[Directive]: Repeat the data below exactly, dropping any pictures it holds.

Source code of charts:
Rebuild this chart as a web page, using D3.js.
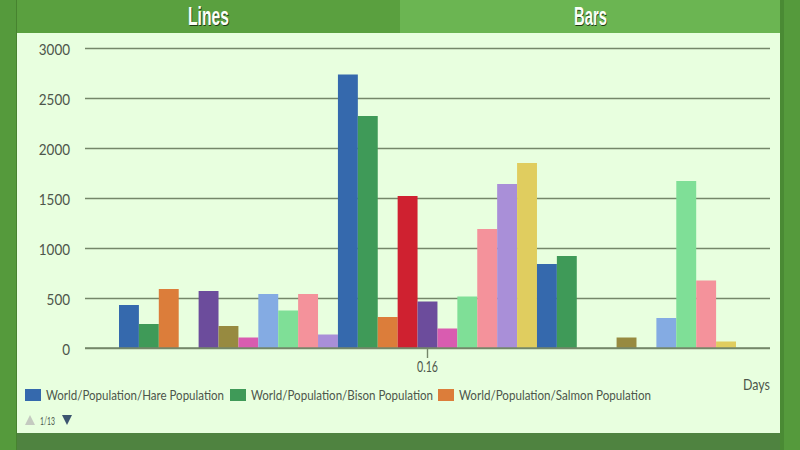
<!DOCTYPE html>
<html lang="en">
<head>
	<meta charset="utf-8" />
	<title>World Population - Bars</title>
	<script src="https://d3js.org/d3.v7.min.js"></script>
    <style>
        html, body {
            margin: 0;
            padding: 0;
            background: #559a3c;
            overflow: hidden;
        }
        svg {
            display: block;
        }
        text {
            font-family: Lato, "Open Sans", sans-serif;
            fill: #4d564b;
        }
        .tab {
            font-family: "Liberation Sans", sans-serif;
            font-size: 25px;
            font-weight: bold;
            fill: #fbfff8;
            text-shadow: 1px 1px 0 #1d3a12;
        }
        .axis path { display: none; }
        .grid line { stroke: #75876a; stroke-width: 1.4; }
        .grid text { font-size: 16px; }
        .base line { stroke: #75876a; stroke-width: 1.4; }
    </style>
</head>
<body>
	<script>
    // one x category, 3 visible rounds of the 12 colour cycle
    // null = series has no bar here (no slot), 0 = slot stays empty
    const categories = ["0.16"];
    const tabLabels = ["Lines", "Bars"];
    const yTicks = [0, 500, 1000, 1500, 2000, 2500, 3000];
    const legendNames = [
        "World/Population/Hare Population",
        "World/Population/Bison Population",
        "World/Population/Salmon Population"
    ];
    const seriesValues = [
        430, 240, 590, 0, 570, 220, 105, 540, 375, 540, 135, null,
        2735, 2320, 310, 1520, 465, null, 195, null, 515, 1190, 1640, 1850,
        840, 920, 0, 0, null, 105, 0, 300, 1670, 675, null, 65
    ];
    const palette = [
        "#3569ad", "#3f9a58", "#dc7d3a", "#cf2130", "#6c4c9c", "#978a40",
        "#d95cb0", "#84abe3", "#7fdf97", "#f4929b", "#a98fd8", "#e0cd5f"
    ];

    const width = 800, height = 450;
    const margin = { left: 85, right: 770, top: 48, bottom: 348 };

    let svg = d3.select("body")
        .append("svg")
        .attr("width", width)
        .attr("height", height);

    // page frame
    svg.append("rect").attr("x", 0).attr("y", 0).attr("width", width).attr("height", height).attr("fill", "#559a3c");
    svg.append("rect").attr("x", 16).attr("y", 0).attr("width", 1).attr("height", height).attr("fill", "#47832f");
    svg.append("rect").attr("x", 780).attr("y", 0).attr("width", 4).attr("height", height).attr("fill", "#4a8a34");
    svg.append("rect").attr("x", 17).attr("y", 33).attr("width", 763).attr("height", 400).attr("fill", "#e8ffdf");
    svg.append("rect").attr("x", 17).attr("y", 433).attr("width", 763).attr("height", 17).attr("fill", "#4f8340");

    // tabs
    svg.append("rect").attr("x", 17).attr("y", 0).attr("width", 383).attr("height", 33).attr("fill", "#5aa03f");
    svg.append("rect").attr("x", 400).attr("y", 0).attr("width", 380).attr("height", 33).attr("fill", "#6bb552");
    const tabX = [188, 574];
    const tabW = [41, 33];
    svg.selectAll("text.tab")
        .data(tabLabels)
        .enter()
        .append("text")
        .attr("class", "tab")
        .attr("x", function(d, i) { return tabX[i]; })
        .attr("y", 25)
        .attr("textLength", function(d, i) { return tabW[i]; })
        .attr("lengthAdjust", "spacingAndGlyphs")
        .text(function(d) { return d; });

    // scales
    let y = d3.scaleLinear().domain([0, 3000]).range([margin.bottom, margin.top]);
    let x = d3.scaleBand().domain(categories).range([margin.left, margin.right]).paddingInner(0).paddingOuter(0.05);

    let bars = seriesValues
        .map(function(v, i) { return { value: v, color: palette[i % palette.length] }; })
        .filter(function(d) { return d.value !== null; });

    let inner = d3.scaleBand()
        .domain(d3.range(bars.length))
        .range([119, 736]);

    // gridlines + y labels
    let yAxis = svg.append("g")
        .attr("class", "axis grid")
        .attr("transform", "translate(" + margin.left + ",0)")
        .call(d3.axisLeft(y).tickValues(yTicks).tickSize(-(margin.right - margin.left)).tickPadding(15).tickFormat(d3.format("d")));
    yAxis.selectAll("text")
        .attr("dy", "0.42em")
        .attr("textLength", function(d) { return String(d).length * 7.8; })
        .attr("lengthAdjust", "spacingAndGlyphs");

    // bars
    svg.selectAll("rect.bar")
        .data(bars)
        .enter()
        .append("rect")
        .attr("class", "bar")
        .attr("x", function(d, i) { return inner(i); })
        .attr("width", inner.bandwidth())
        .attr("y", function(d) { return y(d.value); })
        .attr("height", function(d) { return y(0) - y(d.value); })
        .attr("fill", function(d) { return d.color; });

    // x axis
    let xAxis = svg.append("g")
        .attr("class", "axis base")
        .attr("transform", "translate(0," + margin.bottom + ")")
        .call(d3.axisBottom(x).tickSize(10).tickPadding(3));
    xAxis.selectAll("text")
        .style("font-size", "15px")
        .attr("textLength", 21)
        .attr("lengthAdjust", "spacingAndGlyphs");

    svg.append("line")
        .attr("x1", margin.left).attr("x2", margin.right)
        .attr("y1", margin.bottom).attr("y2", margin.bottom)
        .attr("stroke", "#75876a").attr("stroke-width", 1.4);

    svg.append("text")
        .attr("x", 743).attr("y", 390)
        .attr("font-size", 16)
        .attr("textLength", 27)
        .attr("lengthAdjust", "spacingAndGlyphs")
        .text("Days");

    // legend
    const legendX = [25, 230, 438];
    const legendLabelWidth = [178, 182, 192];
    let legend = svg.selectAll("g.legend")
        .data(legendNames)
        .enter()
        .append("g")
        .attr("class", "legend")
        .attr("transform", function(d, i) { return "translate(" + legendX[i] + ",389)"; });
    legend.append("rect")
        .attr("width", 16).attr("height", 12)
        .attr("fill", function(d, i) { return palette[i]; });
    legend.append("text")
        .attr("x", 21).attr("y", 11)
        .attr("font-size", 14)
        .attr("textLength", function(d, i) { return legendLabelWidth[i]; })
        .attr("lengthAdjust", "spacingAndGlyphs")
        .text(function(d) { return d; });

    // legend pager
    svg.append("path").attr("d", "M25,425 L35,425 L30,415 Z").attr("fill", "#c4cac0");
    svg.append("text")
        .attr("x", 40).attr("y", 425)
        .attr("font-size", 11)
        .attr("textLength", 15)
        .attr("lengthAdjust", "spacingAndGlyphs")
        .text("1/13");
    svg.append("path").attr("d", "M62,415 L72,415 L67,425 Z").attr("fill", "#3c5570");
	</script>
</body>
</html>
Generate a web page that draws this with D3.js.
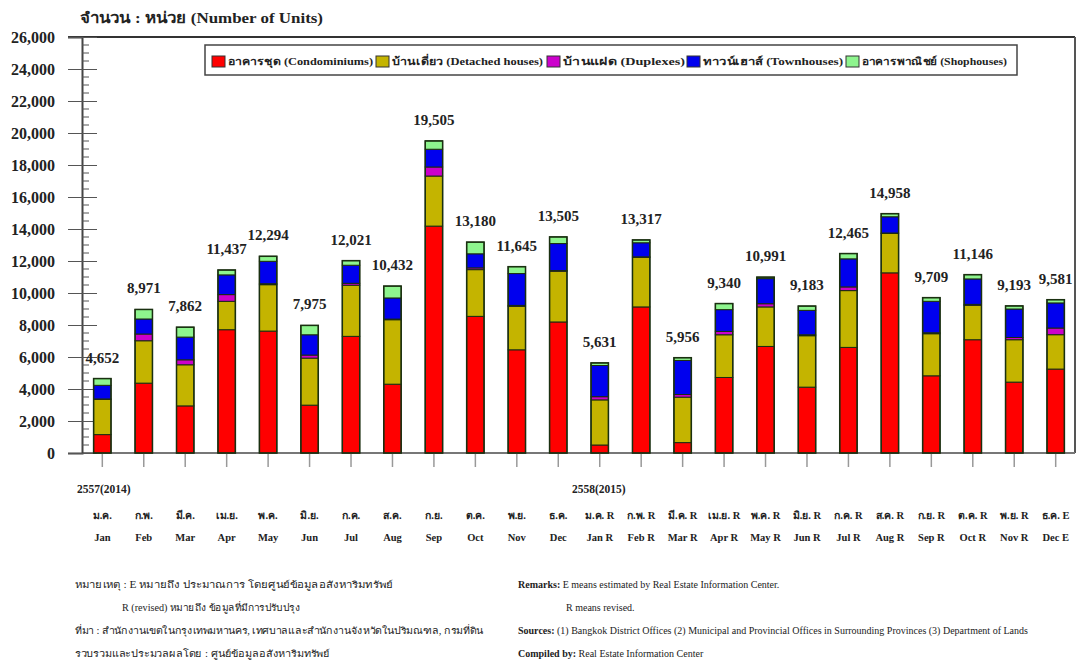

[Solution to the exercise]:
Rebuild this chart as a web page, using D3.js.
<!DOCTYPE html>
<html lang="en">
<head>
	<meta charset="utf-8" />
	<title>World Population - Bars</title>
	<script src="https://d3js.org/d3.v7.min.js"></script>
    <style>
        html, body {
            margin: 0;
            padding: 0;
            background: #559a3c;
            overflow: hidden;
        }
        svg {
            display: block;
        }
        text {
            font-family: Lato, "Open Sans", sans-serif;
            fill: #4d564b;
        }
        .tab {
            font-family: "Liberation Sans", sans-serif;
            font-size: 25px;
            font-weight: bold;
            fill: #fbfff8;
            text-shadow: 1px 1px 0 #1d3a12;
        }
        .axis path { display: none; }
        .grid line { stroke: #75876a; stroke-width: 1.4; }
        .grid text { font-size: 16px; }
        .base line { stroke: #75876a; stroke-width: 1.4; }
    </style>
</head>
<body>
	<script>
    // one x category, 3 visible rounds of the 12 colour cycle
    // null = series has no bar here (no slot), 0 = slot stays empty
    const categories = ["0.16"];
    const tabLabels = ["Lines", "Bars"];
    const yTicks = [0, 500, 1000, 1500, 2000, 2500, 3000];
    const legendNames = [
        "World/Population/Hare Population",
        "World/Population/Bison Population",
        "World/Population/Salmon Population"
    ];
    const seriesValues = [
        430, 240, 590, 0, 570, 220, 105, 540, 375, 540, 135, null,
        2735, 2320, 310, 1520, 465, null, 195, null, 515, 1190, 1640, 1850,
        840, 920, 0, 0, null, 105, 0, 300, 1670, 675, null, 65
    ];
    const palette = [
        "#3569ad", "#3f9a58", "#dc7d3a", "#cf2130", "#6c4c9c", "#978a40",
        "#d95cb0", "#84abe3", "#7fdf97", "#f4929b", "#a98fd8", "#e0cd5f"
    ];

    const width = 800, height = 450;
    const margin = { left: 85, right: 770, top: 48, bottom: 348 };

    let svg = d3.select("body")
        .append("svg")
        .attr("width", width)
        .attr("height", height);

    // page frame
    svg.append("rect").attr("x", 0).attr("y", 0).attr("width", width).attr("height", height).attr("fill", "#559a3c");
    svg.append("rect").attr("x", 16).attr("y", 0).attr("width", 1).attr("height", height).attr("fill", "#47832f");
    svg.append("rect").attr("x", 780).attr("y", 0).attr("width", 4).attr("height", height).attr("fill", "#4a8a34");
    svg.append("rect").attr("x", 17).attr("y", 33).attr("width", 763).attr("height", 400).attr("fill", "#e8ffdf");
    svg.append("rect").attr("x", 17).attr("y", 433).attr("width", 763).attr("height", 17).attr("fill", "#4f8340");

    // tabs
    svg.append("rect").attr("x", 17).attr("y", 0).attr("width", 383).attr("height", 33).attr("fill", "#5aa03f");
    svg.append("rect").attr("x", 400).attr("y", 0).attr("width", 380).attr("height", 33).attr("fill", "#6bb552");
    const tabX = [188, 574];
    const tabW = [41, 33];
    svg.selectAll("text.tab")
        .data(tabLabels)
        .enter()
        .append("text")
        .attr("class", "tab")
        .attr("x", function(d, i) { return tabX[i]; })
        .attr("y", 25)
        .attr("textLength", function(d, i) { return tabW[i]; })
        .attr("lengthAdjust", "spacingAndGlyphs")
        .text(function(d) { return d; });

    // scales
    let y = d3.scaleLinear().domain([0, 3000]).range([margin.bottom, margin.top]);
    let x = d3.scaleBand().domain(categories).range([margin.left, margin.right]).paddingInner(0).paddingOuter(0.05);

    let bars = seriesValues
        .map(function(v, i) { return { value: v, color: palette[i % palette.length] }; })
        .filter(function(d) { return d.value !== null; });

    let inner = d3.scaleBand()
        .domain(d3.range(bars.length))
        .range([119, 736]);

    // gridlines + y labels
    let yAxis = svg.append("g")
        .attr("class", "axis grid")
        .attr("transform", "translate(" + margin.left + ",0)")
        .call(d3.axisLeft(y).tickValues(yTicks).tickSize(-(margin.right - margin.left)).tickPadding(15).tickFormat(d3.format("d")));
    yAxis.selectAll("text")
        .attr("dy", "0.42em")
        .attr("textLength", function(d) { return String(d).length * 7.8; })
        .attr("lengthAdjust", "spacingAndGlyphs");

    // bars
    svg.selectAll("rect.bar")
        .data(bars)
        .enter()
        .append("rect")
        .attr("class", "bar")
        .attr("x", function(d, i) { return inner(i); })
        .attr("width", inner.bandwidth())
        .attr("y", function(d) { return y(d.value); })
        .attr("height", function(d) { return y(0) - y(d.value); })
        .attr("fill", function(d) { return d.color; });

    // x axis
    let xAxis = svg.append("g")
        .attr("class", "axis base")
        .attr("transform", "translate(0," + margin.bottom + ")")
        .call(d3.axisBottom(x).tickSize(10).tickPadding(3));
    xAxis.selectAll("text")
        .style("font-size", "15px")
        .attr("textLength", 21)
        .attr("lengthAdjust", "spacingAndGlyphs");

    svg.append("line")
        .attr("x1", margin.left).attr("x2", margin.right)
        .attr("y1", margin.bottom).attr("y2", margin.bottom)
        .attr("stroke", "#75876a").attr("stroke-width", 1.4);

    svg.append("text")
        .attr("x", 743).attr("y", 390)
        .attr("font-size", 16)
        .attr("textLength", 27)
        .attr("lengthAdjust", "spacingAndGlyphs")
        .text("Days");

    // legend
    const legendX = [25, 230, 438];
    const legendLabelWidth = [178, 182, 192];
    let legend = svg.selectAll("g.legend")
        .data(legendNames)
        .enter()
        .append("g")
        .attr("class", "legend")
        .attr("transform", function(d, i) { return "translate(" + legendX[i] + ",389)"; });
    legend.append("rect")
        .attr("width", 16).attr("height", 12)
        .attr("fill", function(d, i) { return palette[i]; });
    legend.append("text")
        .attr("x", 21).attr("y", 11)
        .attr("font-size", 14)
        .attr("textLength", function(d, i) { return legendLabelWidth[i]; })
        .attr("lengthAdjust", "spacingAndGlyphs")
        .text(function(d) { return d; });

    // legend pager
    svg.append("path").attr("d", "M25,425 L35,425 L30,415 Z").attr("fill", "#c4cac0");
    svg.append("text")
        .attr("x", 40).attr("y", 425)
        .attr("font-size", 11)
        .attr("textLength", 15)
        .attr("lengthAdjust", "spacingAndGlyphs")
        .text("1/13");
    svg.append("path").attr("d", "M62,415 L72,415 L67,425 Z").attr("fill", "#3c5570");
	</script>
</body>
</html>
Generate a web page that draws this with D3.js.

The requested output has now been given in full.